Dataset content:
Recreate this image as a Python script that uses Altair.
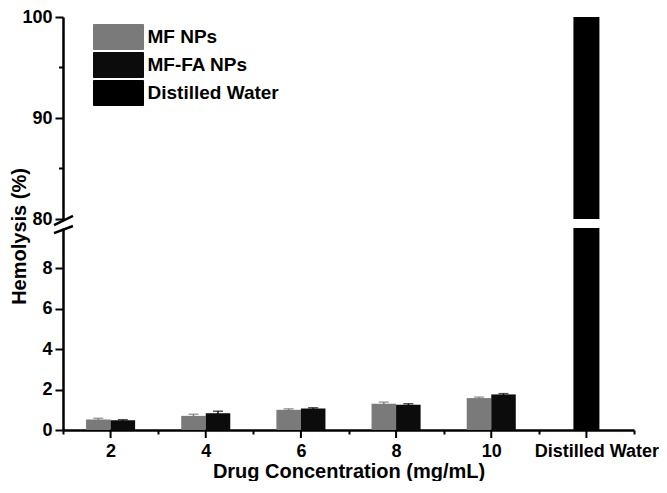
import altair as alt
import pandas as pd

# ---- data ----
categories = ["2", "4", "6", "8", "10", "Distilled Water"]
conc = ["2", "4", "6", "8", "10"]
mf_vals = [0.52, 0.70, 1.00, 1.30, 1.58]
mf_err = [0.06, 0.08, 0.05, 0.08, 0.05]
mffa_vals = [0.48, 0.83, 1.06, 1.25, 1.76]
mffa_err = [0.03, 0.10, 0.04, 0.05, 0.04]
water_cat = ["Distilled Water"]
water_val = [100.0]
series = ["MF NPs", "MF-FA NPs", "Distilled Water"]
colors = ["#7a7a7a", "#0c0c0c", "#000000"]
upper_ticks = [80, 90, 100]
upper_minor = [85, 95]
lower_ticks = [0, 2, 4, 6, 8]

FONT = "Liberation Sans"

rows = []
for c, v, e in zip(conc, mf_vals, mf_err):
    rows.append({"category": c, "series": "MF NPs", "value": v, "hi": v + e, "lo": v - e})
for c, v, e in zip(conc, mffa_vals, mffa_err):
    rows.append({"category": c, "series": "MF-FA NPs", "value": v, "hi": v + e, "lo": v - e})
np_df = pd.DataFrame(rows)
water_df = pd.DataFrame({"category": water_cat, "series": ["Distilled Water"], "value": water_val})
umin_df = pd.DataFrame({"m": upper_minor})

legend_obj = alt.Legend(
    title=None, orient="none", legendX=42.5, legendY=7,
    symbolType="M-2,-1H2V1H-2Z", symbolSize=625,
    symbolStrokeColor="#c8c8c8", symbolStrokeWidth=1, symbolOpacity=1,
    labelFont=FONT, labelFontWeight="bold", labelFontSize=19, labelColor="black",
    labelOffset=16, rowPadding=-2, padding=0,
)
color_enc = alt.Color("series:N", scale=alt.Scale(domain=series, range=colors), legend=legend_obj)

x_scale = alt.Scale(domain=categories, paddingInner=0, paddingOuter=0)
off_scale = alt.Scale(domain=["MF NPs", "MF-FA NPs"], paddingInner=0, paddingOuter=0.94)

W = 571
H = 202

# ---------- upper panel (80-100) ----------
y_up = alt.Y("value:Q", scale=alt.Scale(domain=[80, 100], nice=False, zero=False),
             axis=alt.Axis(values=upper_ticks, title=None, grid=False, tickSize=8, tickWidth=2,
                           domainWidth=2.5, domainColor="black", tickColor="black",
                           labelFont=FONT, labelFontWeight="bold", labelFontSize=18,
                           labelColor="black", labelPadding=3))

up_bar = alt.Chart(water_df).mark_bar(size=26, clip=True).encode(
    x=alt.X("category:N", scale=x_scale, axis=None),
    y=y_up,
    color=color_enc,
)
up_minor = alt.Chart(umin_df).mark_rule(color="black", strokeWidth=2).encode(
    y=alt.Y("m:Q"), x=alt.value(-4), x2=alt.value(0)
)
up_break = alt.Chart(pd.DataFrame({"a": [79.4], "b": [80.3]})).mark_rule(color="black", strokeWidth=2.5).encode(
    y=alt.Y("a:Q"), y2="b:Q", x=alt.value(-9), x2=alt.value(10)
)
upper = alt.layer(up_bar, up_minor, up_break).properties(width=W, height=H)

# ---------- lower panel (0-10) ----------
y_low_axis = alt.Axis(values=lower_ticks, title="Hemolysis (%)", grid=False, tickSize=8, tickWidth=2,
                      domainWidth=2.5, domainColor="black", tickColor="black",
                      labelFont=FONT, labelFontWeight="bold", labelFontSize=18,
                      labelColor="black", labelPadding=3,
                      titleFont=FONT, titleFontWeight="bold", titleFontSize=20, titleColor="black",
                      titleAngle=270, titleAlign="center", titleBaseline="alphabetic",
                      titleX=-38, titleY=8)
y_low_scale = alt.Scale(domain=[0, 10], nice=False)

x_low = alt.X("category:N", scale=x_scale,
              axis=alt.Axis(title="Drug Concentration (mg/mL)", labelAngle=0, tickBand="extent",
                            tickSize=4, tickWidth=2, domainWidth=2.5, domainColor="black",
                            tickColor="black", labelFont=FONT, labelFontWeight="bold",
                            labelFontSize=18, labelColor="black", labelPadding=8,
                            labelOffset={"condition": {"test": "datum.value == 'Distilled Water'", "value": 10}, "value": 0},
                            titleFont=FONT, titleFontWeight="bold", titleFontSize=20,
                            titleColor="black", titlePadding=1))

err_rule = alt.Chart(np_df).mark_rule(strokeWidth=1.5).encode(
    x=x_low, xOffset=alt.XOffset("series:N", scale=off_scale),
    y=alt.Y("lo:Q", scale=y_low_scale, axis=y_low_axis), y2="hi:Q", color=color_enc,
)
err_cap = alt.Chart(np_df).mark_tick(size=10, thickness=1.5).encode(
    x=x_low, xOffset=alt.XOffset("series:N", scale=off_scale),
    y=alt.Y("hi:Q"), color=color_enc,
)
bars = alt.Chart(np_df).mark_bar().encode(
    x=x_low, xOffset=alt.XOffset("series:N", scale=off_scale),
    y=alt.Y("value:Q"), color=color_enc,
)
water_low = alt.Chart(water_df).mark_bar(size=26, clip=True).encode(
    x=x_low, y=alt.Y("value:Q"), color=color_enc,
)
center_ticks = alt.Chart(pd.DataFrame({"category": categories})).mark_rule(color="black", strokeWidth=2).encode(
    x=x_low, y=alt.value(H), y2=alt.value(H + 8)
)
low_break = alt.Chart(pd.DataFrame({"a": [9.75], "b": [10.1]})).mark_rule(color="black", strokeWidth=2.5).encode(
    y=alt.Y("a:Q"), y2="b:Q", x=alt.value(-9), x2=alt.value(10)
)
lower = alt.layer(err_rule, err_cap, bars, water_low, center_ticks, low_break).properties(width=W, height=H)

chart = alt.vconcat(upper, lower, spacing=9, bounds="flush").resolve_scale(color="shared").properties(
    padding={"left": 0, "top": 0, "right": 0, "bottom": 0},
).configure(background="white").configure_view(stroke=None)

chart.save("out.html", embed_options={"renderer": "svg", "actions": False})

Do this:
Copy the material shown above in full and exactly. Skip the pictures.

Complete answer:
Recreate this image as a Python script that uses Altair.
import altair as alt
import pandas as pd

# ---- data ----
categories = ["2", "4", "6", "8", "10", "Distilled Water"]
conc = ["2", "4", "6", "8", "10"]
mf_vals = [0.52, 0.70, 1.00, 1.30, 1.58]
mf_err = [0.06, 0.08, 0.05, 0.08, 0.05]
mffa_vals = [0.48, 0.83, 1.06, 1.25, 1.76]
mffa_err = [0.03, 0.10, 0.04, 0.05, 0.04]
water_cat = ["Distilled Water"]
water_val = [100.0]
series = ["MF NPs", "MF-FA NPs", "Distilled Water"]
colors = ["#7a7a7a", "#0c0c0c", "#000000"]
upper_ticks = [80, 90, 100]
upper_minor = [85, 95]
lower_ticks = [0, 2, 4, 6, 8]

FONT = "Liberation Sans"

rows = []
for c, v, e in zip(conc, mf_vals, mf_err):
    rows.append({"category": c, "series": "MF NPs", "value": v, "hi": v + e, "lo": v - e})
for c, v, e in zip(conc, mffa_vals, mffa_err):
    rows.append({"category": c, "series": "MF-FA NPs", "value": v, "hi": v + e, "lo": v - e})
np_df = pd.DataFrame(rows)
water_df = pd.DataFrame({"category": water_cat, "series": ["Distilled Water"], "value": water_val})
umin_df = pd.DataFrame({"m": upper_minor})

legend_obj = alt.Legend(
    title=None, orient="none", legendX=42.5, legendY=7,
    symbolType="M-2,-1H2V1H-2Z", symbolSize=625,
    symbolStrokeColor="#c8c8c8", symbolStrokeWidth=1, symbolOpacity=1,
    labelFont=FONT, labelFontWeight="bold", labelFontSize=19, labelColor="black",
    labelOffset=16, rowPadding=-2, padding=0,
)
color_enc = alt.Color("series:N", scale=alt.Scale(domain=series, range=colors), legend=legend_obj)

x_scale = alt.Scale(domain=categories, paddingInner=0, paddingOuter=0)
off_scale = alt.Scale(domain=["MF NPs", "MF-FA NPs"], paddingInner=0, paddingOuter=0.94)

W = 571
H = 202

# ---------- upper panel (80-100) ----------
y_up = alt.Y("value:Q", scale=alt.Scale(domain=[80, 100], nice=False, zero=False),
             axis=alt.Axis(values=upper_ticks, title=None, grid=False, tickSize=8, tickWidth=2,
                           domainWidth=2.5, domainColor="black", tickColor="black",
                           labelFont=FONT, labelFontWeight="bold", labelFontSize=18,
                           labelColor="black", labelPadding=3))

up_bar = alt.Chart(water_df).mark_bar(size=26, clip=True).encode(
    x=alt.X("category:N", scale=x_scale, axis=None),
    y=y_up,
    color=color_enc,
)
up_minor = alt.Chart(umin_df).mark_rule(color="black", strokeWidth=2).encode(
    y=alt.Y("m:Q"), x=alt.value(-4), x2=alt.value(0)
)
up_break = alt.Chart(pd.DataFrame({"a": [79.4], "b": [80.3]})).mark_rule(color="black", strokeWidth=2.5).encode(
    y=alt.Y("a:Q"), y2="b:Q", x=alt.value(-9), x2=alt.value(10)
)
upper = alt.layer(up_bar, up_minor, up_break).properties(width=W, height=H)

# ---------- lower panel (0-10) ----------
y_low_axis = alt.Axis(values=lower_ticks, title="Hemolysis (%)", grid=False, tickSize=8, tickWidth=2,
                      domainWidth=2.5, domainColor="black", tickColor="black",
                      labelFont=FONT, labelFontWeight="bold", labelFontSize=18,
                      labelColor="black", labelPadding=3,
                      titleFont=FONT, titleFontWeight="bold", titleFontSize=20, titleColor="black",
                      titleAngle=270, titleAlign="center", titleBaseline="alphabetic",
                      titleX=-38, titleY=8)
y_low_scale = alt.Scale(domain=[0, 10], nice=False)

x_low = alt.X("category:N", scale=x_scale,
              axis=alt.Axis(title="Drug Concentration (mg/mL)", labelAngle=0, tickBand="extent",
                            tickSize=4, tickWidth=2, domainWidth=2.5, domainColor="black",
                            tickColor="black", labelFont=FONT, labelFontWeight="bold",
                            labelFontSize=18, labelColor="black", labelPadding=8,
                            labelOffset={"condition": {"test": "datum.value == 'Distilled Water'", "value": 10}, "value": 0},
                            titleFont=FONT, titleFontWeight="bold", titleFontSize=20,
                            titleColor="black", titlePadding=1))

err_rule = alt.Chart(np_df).mark_rule(strokeWidth=1.5).encode(
    x=x_low, xOffset=alt.XOffset("series:N", scale=off_scale),
    y=alt.Y("lo:Q", scale=y_low_scale, axis=y_low_axis), y2="hi:Q", color=color_enc,
)
err_cap = alt.Chart(np_df).mark_tick(size=10, thickness=1.5).encode(
    x=x_low, xOffset=alt.XOffset("series:N", scale=off_scale),
    y=alt.Y("hi:Q"), color=color_enc,
)
bars = alt.Chart(np_df).mark_bar().encode(
    x=x_low, xOffset=alt.XOffset("series:N", scale=off_scale),
    y=alt.Y("value:Q"), color=color_enc,
)
water_low = alt.Chart(water_df).mark_bar(size=26, clip=True).encode(
    x=x_low, y=alt.Y("value:Q"), color=color_enc,
)
center_ticks = alt.Chart(pd.DataFrame({"category": categories})).mark_rule(color="black", strokeWidth=2).encode(
    x=x_low, y=alt.value(H), y2=alt.value(H + 8)
)
low_break = alt.Chart(pd.DataFrame({"a": [9.75], "b": [10.1]})).mark_rule(color="black", strokeWidth=2.5).encode(
    y=alt.Y("a:Q"), y2="b:Q", x=alt.value(-9), x2=alt.value(10)
)
lower = alt.layer(err_rule, err_cap, bars, water_low, center_ticks, low_break).properties(width=W, height=H)

chart = alt.vconcat(upper, lower, spacing=9, bounds="flush").resolve_scale(color="shared").properties(
    padding={"left": 0, "top": 0, "right": 0, "bottom": 0},
).configure(background="white").configure_view(stroke=None)

chart.save("out.html", embed_options={"renderer": "svg", "actions": False})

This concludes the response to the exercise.